Pictures stay out of the copy; set down each line of the listing below exactly.
-- Start Provided data --
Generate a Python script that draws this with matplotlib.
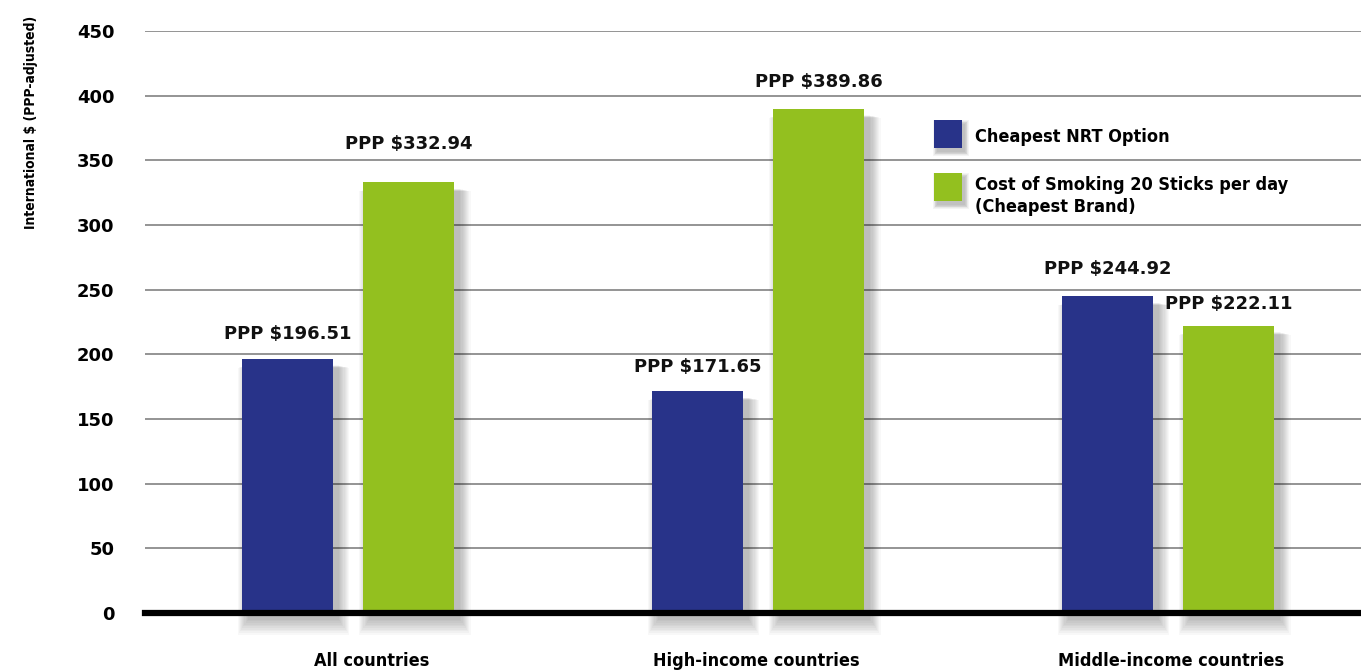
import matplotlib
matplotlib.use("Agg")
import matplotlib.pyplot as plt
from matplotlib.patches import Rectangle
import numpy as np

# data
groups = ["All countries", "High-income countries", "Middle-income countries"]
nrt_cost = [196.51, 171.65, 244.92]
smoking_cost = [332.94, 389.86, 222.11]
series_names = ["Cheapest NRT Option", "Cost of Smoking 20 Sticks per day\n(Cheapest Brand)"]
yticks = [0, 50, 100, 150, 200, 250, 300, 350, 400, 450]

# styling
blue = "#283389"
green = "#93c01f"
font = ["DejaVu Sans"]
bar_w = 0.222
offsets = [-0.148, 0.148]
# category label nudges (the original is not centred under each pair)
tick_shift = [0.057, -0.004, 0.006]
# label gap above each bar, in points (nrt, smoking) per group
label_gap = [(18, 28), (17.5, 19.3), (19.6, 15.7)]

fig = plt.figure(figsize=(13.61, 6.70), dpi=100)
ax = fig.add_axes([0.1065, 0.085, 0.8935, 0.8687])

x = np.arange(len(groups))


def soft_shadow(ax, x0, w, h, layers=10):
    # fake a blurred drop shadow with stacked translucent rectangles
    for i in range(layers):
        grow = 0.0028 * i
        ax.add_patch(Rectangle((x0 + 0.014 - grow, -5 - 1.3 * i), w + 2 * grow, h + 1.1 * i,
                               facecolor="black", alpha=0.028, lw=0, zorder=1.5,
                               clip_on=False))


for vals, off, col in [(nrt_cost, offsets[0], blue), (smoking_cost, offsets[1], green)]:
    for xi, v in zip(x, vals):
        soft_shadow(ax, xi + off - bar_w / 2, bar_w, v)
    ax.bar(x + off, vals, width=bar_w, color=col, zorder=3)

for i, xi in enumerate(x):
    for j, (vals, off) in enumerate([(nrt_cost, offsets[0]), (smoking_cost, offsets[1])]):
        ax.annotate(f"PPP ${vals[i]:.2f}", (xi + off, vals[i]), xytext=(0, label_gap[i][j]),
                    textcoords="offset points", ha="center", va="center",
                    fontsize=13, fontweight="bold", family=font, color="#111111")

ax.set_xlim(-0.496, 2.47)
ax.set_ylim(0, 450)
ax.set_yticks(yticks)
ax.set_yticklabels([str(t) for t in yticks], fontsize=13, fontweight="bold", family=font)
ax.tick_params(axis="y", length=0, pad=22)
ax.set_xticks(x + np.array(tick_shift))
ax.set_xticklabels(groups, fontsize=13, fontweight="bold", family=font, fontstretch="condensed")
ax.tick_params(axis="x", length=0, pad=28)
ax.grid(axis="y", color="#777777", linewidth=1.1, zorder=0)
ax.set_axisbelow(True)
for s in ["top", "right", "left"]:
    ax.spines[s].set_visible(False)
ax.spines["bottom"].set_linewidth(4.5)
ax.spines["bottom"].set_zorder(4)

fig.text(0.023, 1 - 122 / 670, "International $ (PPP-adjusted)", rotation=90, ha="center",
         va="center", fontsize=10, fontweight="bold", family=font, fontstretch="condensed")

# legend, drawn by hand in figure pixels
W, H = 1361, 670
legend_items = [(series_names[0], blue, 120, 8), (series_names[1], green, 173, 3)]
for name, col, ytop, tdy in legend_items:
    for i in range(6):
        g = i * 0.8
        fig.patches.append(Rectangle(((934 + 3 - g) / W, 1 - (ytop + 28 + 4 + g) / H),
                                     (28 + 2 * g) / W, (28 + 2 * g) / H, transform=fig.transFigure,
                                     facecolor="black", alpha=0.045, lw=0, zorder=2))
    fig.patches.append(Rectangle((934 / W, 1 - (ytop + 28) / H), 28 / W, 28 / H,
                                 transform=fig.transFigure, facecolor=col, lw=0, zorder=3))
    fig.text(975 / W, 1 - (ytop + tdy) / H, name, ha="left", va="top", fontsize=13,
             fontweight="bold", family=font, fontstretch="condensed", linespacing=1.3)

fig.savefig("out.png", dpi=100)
-- End Provided data --
*Correct result:*
Generate a Python script that draws this with matplotlib.
import matplotlib
matplotlib.use("Agg")
import matplotlib.pyplot as plt
from matplotlib.patches import Rectangle
import numpy as np

# data
groups = ["All countries", "High-income countries", "Middle-income countries"]
nrt_cost = [196.51, 171.65, 244.92]
smoking_cost = [332.94, 389.86, 222.11]
series_names = ["Cheapest NRT Option", "Cost of Smoking 20 Sticks per day\n(Cheapest Brand)"]
yticks = [0, 50, 100, 150, 200, 250, 300, 350, 400, 450]

# styling
blue = "#283389"
green = "#93c01f"
font = ["DejaVu Sans"]
bar_w = 0.222
offsets = [-0.148, 0.148]
# category label nudges (the original is not centred under each pair)
tick_shift = [0.057, -0.004, 0.006]
# label gap above each bar, in points (nrt, smoking) per group
label_gap = [(18, 28), (17.5, 19.3), (19.6, 15.7)]

fig = plt.figure(figsize=(13.61, 6.70), dpi=100)
ax = fig.add_axes([0.1065, 0.085, 0.8935, 0.8687])

x = np.arange(len(groups))


def soft_shadow(ax, x0, w, h, layers=10):
    # fake a blurred drop shadow with stacked translucent rectangles
    for i in range(layers):
        grow = 0.0028 * i
        ax.add_patch(Rectangle((x0 + 0.014 - grow, -5 - 1.3 * i), w + 2 * grow, h + 1.1 * i,
                               facecolor="black", alpha=0.028, lw=0, zorder=1.5,
                               clip_on=False))


for vals, off, col in [(nrt_cost, offsets[0], blue), (smoking_cost, offsets[1], green)]:
    for xi, v in zip(x, vals):
        soft_shadow(ax, xi + off - bar_w / 2, bar_w, v)
    ax.bar(x + off, vals, width=bar_w, color=col, zorder=3)

for i, xi in enumerate(x):
    for j, (vals, off) in enumerate([(nrt_cost, offsets[0]), (smoking_cost, offsets[1])]):
        ax.annotate(f"PPP ${vals[i]:.2f}", (xi + off, vals[i]), xytext=(0, label_gap[i][j]),
                    textcoords="offset points", ha="center", va="center",
                    fontsize=13, fontweight="bold", family=font, color="#111111")

ax.set_xlim(-0.496, 2.47)
ax.set_ylim(0, 450)
ax.set_yticks(yticks)
ax.set_yticklabels([str(t) for t in yticks], fontsize=13, fontweight="bold", family=font)
ax.tick_params(axis="y", length=0, pad=22)
ax.set_xticks(x + np.array(tick_shift))
ax.set_xticklabels(groups, fontsize=13, fontweight="bold", family=font, fontstretch="condensed")
ax.tick_params(axis="x", length=0, pad=28)
ax.grid(axis="y", color="#777777", linewidth=1.1, zorder=0)
ax.set_axisbelow(True)
for s in ["top", "right", "left"]:
    ax.spines[s].set_visible(False)
ax.spines["bottom"].set_linewidth(4.5)
ax.spines["bottom"].set_zorder(4)

fig.text(0.023, 1 - 122 / 670, "International $ (PPP-adjusted)", rotation=90, ha="center",
         va="center", fontsize=10, fontweight="bold", family=font, fontstretch="condensed")

# legend, drawn by hand in figure pixels
W, H = 1361, 670
legend_items = [(series_names[0], blue, 120, 8), (series_names[1], green, 173, 3)]
for name, col, ytop, tdy in legend_items:
    for i in range(6):
        g = i * 0.8
        fig.patches.append(Rectangle(((934 + 3 - g) / W, 1 - (ytop + 28 + 4 + g) / H),
                                     (28 + 2 * g) / W, (28 + 2 * g) / H, transform=fig.transFigure,
                                     facecolor="black", alpha=0.045, lw=0, zorder=2))
    fig.patches.append(Rectangle((934 / W, 1 - (ytop + 28) / H), 28 / W, 28 / H,
                                 transform=fig.transFigure, facecolor=col, lw=0, zorder=3))
    fig.text(975 / W, 1 - (ytop + tdy) / H, name, ha="left", va="top", fontsize=13,
             fontweight="bold", family=font, fontstretch="condensed", linespacing=1.3)

fig.savefig("out.png", dpi=100)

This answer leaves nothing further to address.